E como a Igreja impunha o “fora da Igreja não há salvação”, seus seguidores ficavam irremediavelmente dependentes desta para poderem alcançar o Reino de Deus.
“Segundo S. Paulo, cuja teoria foi adotada sucessivamente por Agostinho, pelos reformadores do século XVI (…), o homem não pode obter a salvação por suas próprias obras, arrastando-o sua natureza (…) ao mal. Essa inclinação funesta é o resultado da queda do primeiro homem (…), tendo-se tornado a herança de todos os filhos de Adão. É pela concepção que aos filhos se transmite o pecado dos pais (…). Todos os homens (…) seriam votados à condenação eterna, se Deus, em sua misericórdia, não tivesse encontrado um meio de os salvar. Esse meio é a redenção. O filho de Deus (…) cumpriu a vontade do Pai (…) oferecendo-se em holocausto para salvação de todos os que se ligam à sua igreja. Desse dogma resulta que os fiéis não são salvos por um exercício da sua livre vontade, nem por seus próprios merecimentos (…), mas por efeito de uma graça que Deus concede a seus eleitos. (…) poder-se-ia dizer: É Deus quem atrai os escolhidos e quem endurece os pecadores. Tudo se faz pela predestinação divina. Adão, por conseguinte, não pecou por seu livre-arbítrio. Foi Deus, absoluto soberano, que o predestinou à queda.”2 (p. 82-83)
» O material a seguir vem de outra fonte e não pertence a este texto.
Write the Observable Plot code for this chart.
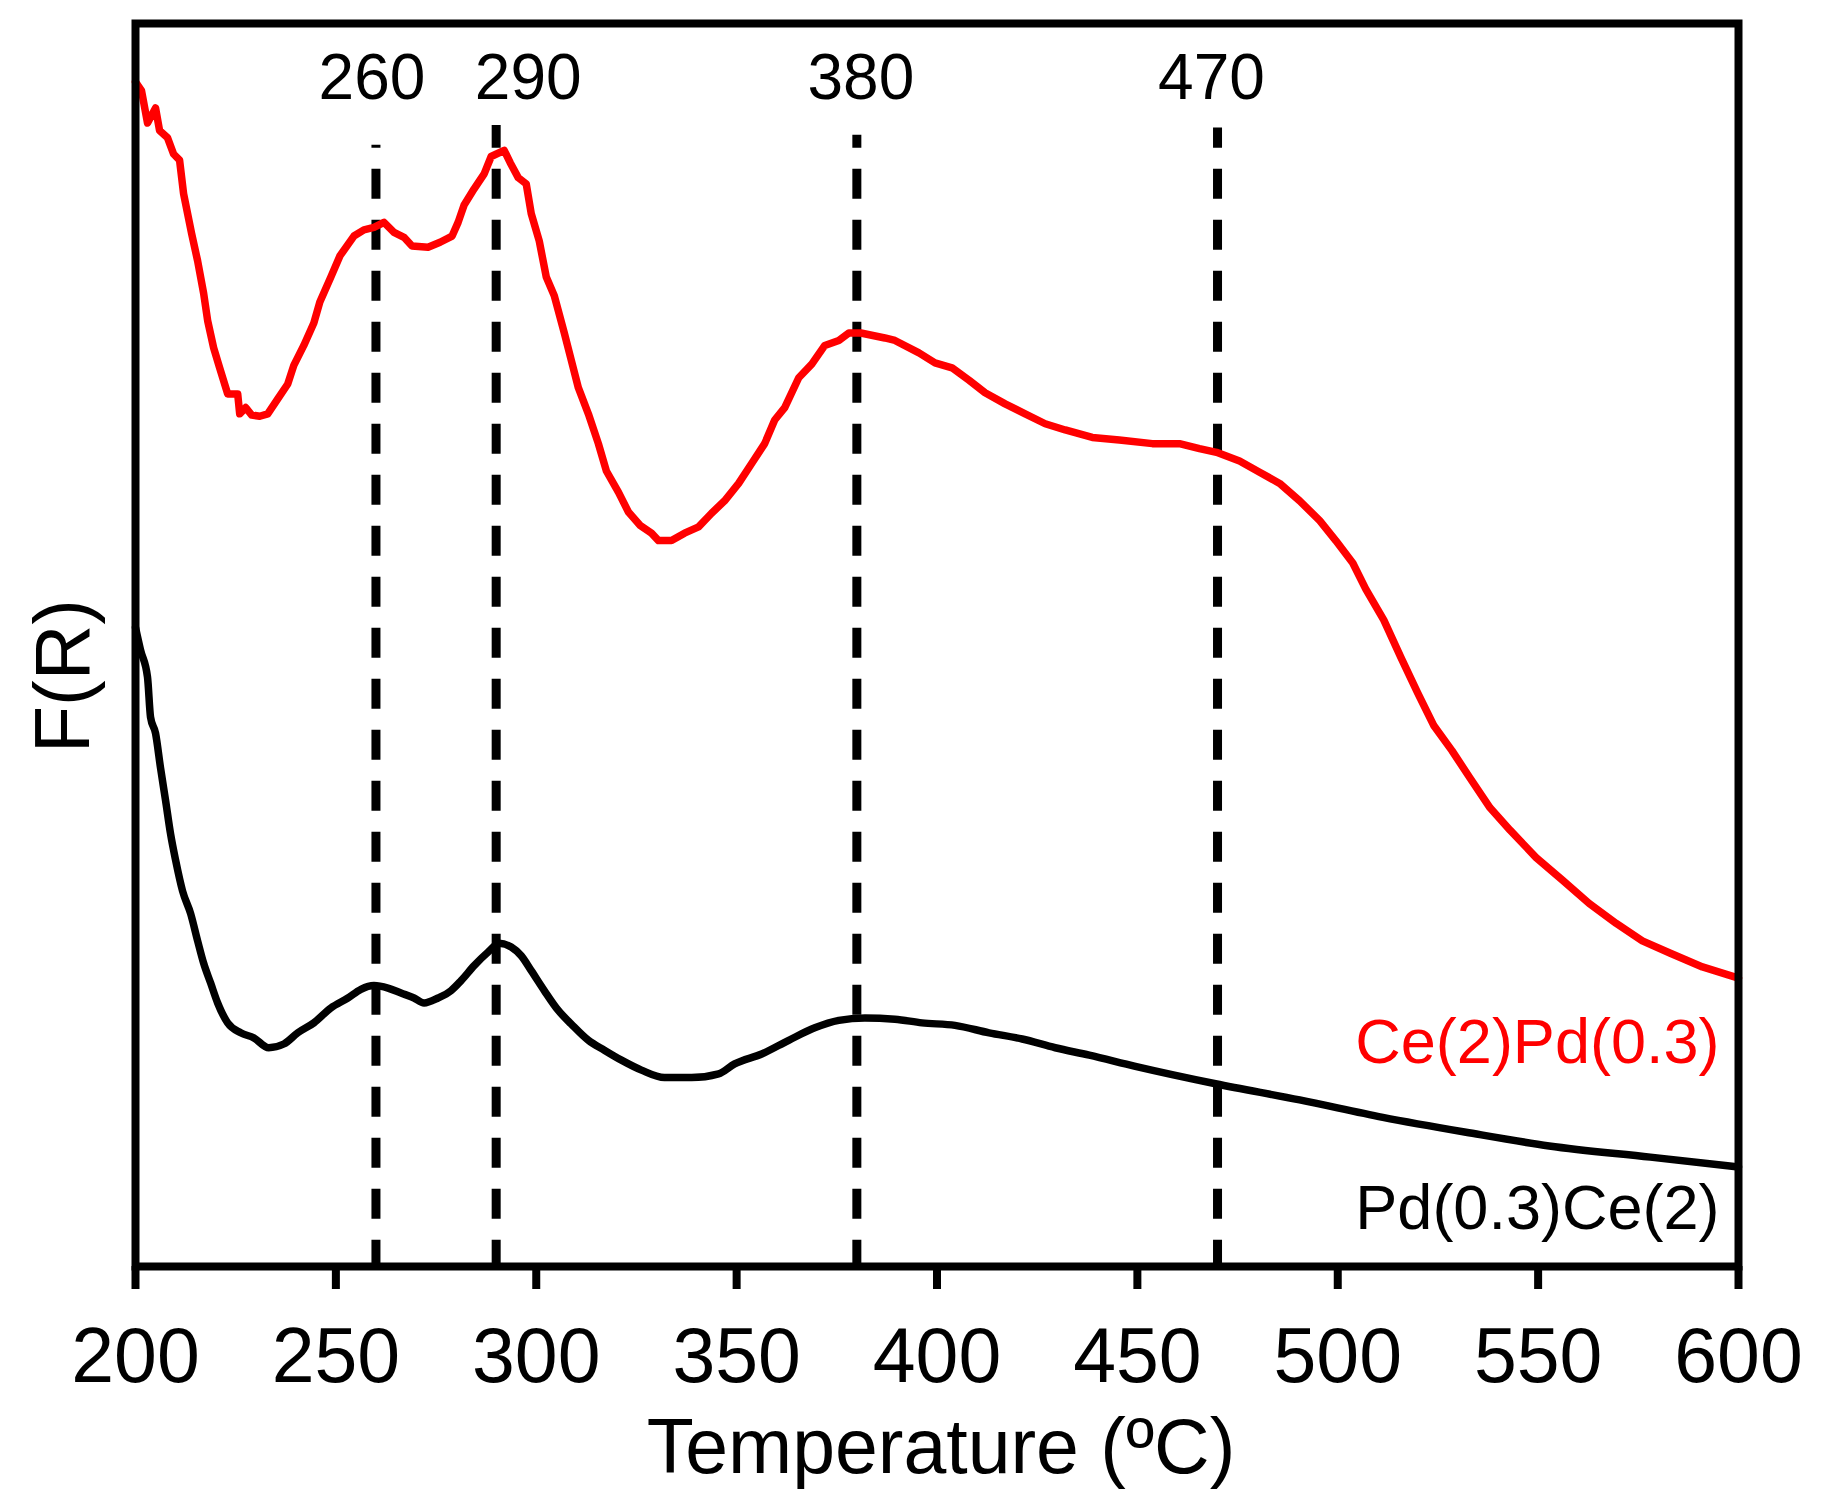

Adicionalmente, como os pecados cometidos em vida, posteriores ao nascimento, só podem ser absolvidos através dos sacramentos da Eucaristia e da Extrema-Unção, a salvação do ser humano depende sempre da Igreja… Enfim, sujeita a uma deliberação que somente seus padres e bispos podem conceder, ou não.
E, depois outorgamos à Niccolò Machiavelli (1469-1527) o epitáfio de maquiavélico…

1 AGOSTINHO, Santo. A Cidade de Deus. 12. ed. Petrópolis, RJ: Vozes, São Paulo: Federação Agostiniana Brasileira, 2009.
2 DENIS, Léon. Cristianismo e Espiritismo. 8. ed. Rio de Janeiro: FEB, 1919.